Another pioneer of this artistic revival is a young man from the Dimachqiya family who is the painter of a painting that shows the Victoria Ship sinking in the waters of Tripoli during the passage of the English fleet in the region. After him came Hassan al – Tannir, Salim Haddad, Muhammad Said Miri and Nagib Bikhazi. Miri immigrated to America, Haddad to Egypt and Bikhazi to Russia.
The large residence of the writer Nasif al-Yazigi (1800-1871) contained a large number of precious manuscripts and was considered as a real literary circle that gathered intellectuals, poets, and artists around a man whose authority was recognized. His son Ibrahim (1847-1906) grew up in that circle. He started a literary and poetic career but soon his preferences geared toward the sciences of the language, to literary composition and to art.

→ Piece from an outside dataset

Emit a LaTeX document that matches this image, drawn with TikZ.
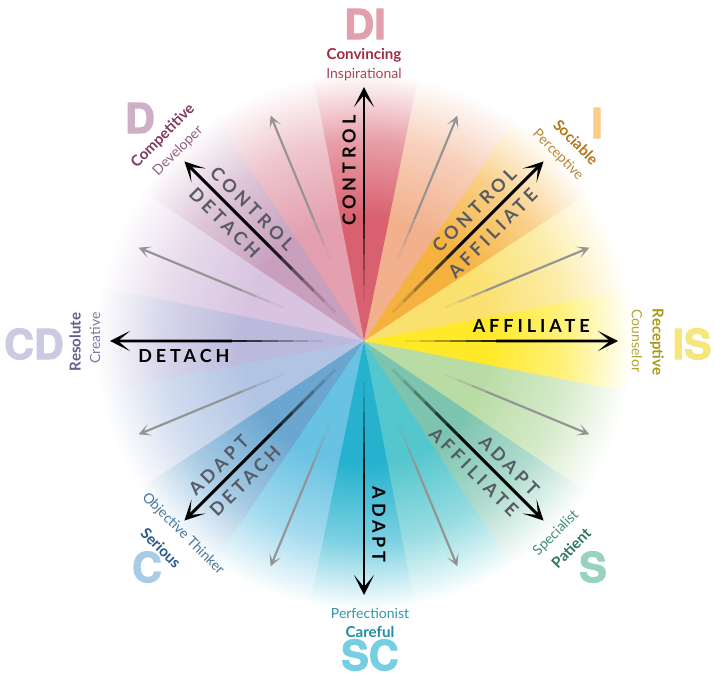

In all these fields he showed an unusual talent. He was even one of the best calligraphers of his time, playing a capital role in the making of the printing characters. He even improved and simplified its forms, brought them closer to Latin characters and made them more adapted to modern life. Moreover, he used to make drawings in colors and with charcoal for his friends and close people.

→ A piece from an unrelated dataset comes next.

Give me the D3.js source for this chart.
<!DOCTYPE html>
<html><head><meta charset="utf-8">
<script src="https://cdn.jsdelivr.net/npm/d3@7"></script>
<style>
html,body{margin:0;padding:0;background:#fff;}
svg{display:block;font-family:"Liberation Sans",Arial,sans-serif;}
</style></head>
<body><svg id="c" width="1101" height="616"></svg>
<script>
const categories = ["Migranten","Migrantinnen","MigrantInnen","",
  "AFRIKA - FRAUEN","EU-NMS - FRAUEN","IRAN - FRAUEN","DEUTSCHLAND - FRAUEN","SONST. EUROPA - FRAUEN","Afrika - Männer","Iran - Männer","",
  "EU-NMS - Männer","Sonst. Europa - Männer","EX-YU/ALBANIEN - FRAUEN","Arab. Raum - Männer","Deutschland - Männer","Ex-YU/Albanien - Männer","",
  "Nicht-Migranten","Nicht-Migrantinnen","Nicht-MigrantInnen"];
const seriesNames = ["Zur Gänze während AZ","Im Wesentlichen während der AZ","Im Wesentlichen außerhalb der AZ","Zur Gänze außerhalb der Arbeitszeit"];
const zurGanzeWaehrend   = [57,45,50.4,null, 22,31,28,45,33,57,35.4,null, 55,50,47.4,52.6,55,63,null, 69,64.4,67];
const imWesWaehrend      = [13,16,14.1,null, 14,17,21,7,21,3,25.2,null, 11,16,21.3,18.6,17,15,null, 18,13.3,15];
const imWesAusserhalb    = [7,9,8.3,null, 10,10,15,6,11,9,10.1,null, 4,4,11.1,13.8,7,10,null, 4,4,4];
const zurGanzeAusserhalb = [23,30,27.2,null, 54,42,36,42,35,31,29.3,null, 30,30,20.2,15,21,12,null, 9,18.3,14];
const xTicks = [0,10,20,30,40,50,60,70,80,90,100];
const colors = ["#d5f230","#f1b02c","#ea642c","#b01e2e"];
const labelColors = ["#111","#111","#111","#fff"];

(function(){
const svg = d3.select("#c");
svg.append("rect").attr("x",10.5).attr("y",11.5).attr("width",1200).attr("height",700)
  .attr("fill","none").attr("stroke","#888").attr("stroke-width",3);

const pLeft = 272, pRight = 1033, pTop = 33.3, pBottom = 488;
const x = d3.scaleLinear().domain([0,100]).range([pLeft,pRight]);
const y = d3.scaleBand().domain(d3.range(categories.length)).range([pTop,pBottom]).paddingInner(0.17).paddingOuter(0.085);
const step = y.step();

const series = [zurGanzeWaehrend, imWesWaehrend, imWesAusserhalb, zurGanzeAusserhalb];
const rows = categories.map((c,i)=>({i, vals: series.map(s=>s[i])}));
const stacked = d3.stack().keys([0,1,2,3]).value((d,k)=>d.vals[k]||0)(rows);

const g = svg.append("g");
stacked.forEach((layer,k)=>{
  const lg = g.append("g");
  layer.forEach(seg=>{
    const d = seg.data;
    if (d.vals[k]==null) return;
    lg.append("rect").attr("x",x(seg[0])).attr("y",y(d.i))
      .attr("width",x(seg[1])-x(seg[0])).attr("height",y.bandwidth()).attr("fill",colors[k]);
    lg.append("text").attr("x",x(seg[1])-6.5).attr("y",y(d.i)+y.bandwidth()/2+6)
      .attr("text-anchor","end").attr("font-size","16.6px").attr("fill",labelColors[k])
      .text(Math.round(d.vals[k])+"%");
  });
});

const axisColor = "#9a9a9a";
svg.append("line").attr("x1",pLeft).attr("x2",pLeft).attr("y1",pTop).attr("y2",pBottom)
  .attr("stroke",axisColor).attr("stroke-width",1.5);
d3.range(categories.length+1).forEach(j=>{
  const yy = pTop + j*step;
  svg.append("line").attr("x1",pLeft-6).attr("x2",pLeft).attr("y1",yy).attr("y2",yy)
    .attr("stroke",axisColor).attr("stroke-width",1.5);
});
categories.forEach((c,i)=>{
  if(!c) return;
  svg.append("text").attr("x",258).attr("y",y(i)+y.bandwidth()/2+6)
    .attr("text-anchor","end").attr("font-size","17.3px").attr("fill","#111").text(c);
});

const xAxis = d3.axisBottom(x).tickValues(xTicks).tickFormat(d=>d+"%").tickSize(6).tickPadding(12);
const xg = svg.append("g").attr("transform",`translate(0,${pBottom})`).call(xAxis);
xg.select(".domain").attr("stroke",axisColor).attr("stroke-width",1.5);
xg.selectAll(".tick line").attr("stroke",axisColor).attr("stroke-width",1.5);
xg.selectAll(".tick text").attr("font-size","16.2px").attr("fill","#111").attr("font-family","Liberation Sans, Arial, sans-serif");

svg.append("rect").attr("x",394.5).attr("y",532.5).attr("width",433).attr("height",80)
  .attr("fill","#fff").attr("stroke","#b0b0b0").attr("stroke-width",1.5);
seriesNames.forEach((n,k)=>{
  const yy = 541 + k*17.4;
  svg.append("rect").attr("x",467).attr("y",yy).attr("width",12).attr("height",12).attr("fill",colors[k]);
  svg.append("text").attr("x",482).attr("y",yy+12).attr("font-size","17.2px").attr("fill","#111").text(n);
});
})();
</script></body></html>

The pieces that subsist from his abundant production show the precision of his touch of his expressive vigor, of his refined taste to blend colors and light and to turn the most subtle nuances into feelings and emotions. Among his works, we will mention his auto portrait painted from a mirror and the portrait of his sister, the poetess Warda al Yazigi (1838-1924).
Many of his works at that period are today lost. The little that remained of them shows that this art is still the work of amateurs. Most of these artists didn’t have the basis nor the sufficient formation. The success received by their works was due to their relentless labor, their sense of observation and their love of art. Only Raif Chadudi (1872-1914) applied the normative principles of art. During his short career, this realistic artist dedicated himself to portrait mainly. His works signal themselves by the vigor of the drawing, the richness of color and the sharpness of the physiognomic expressions.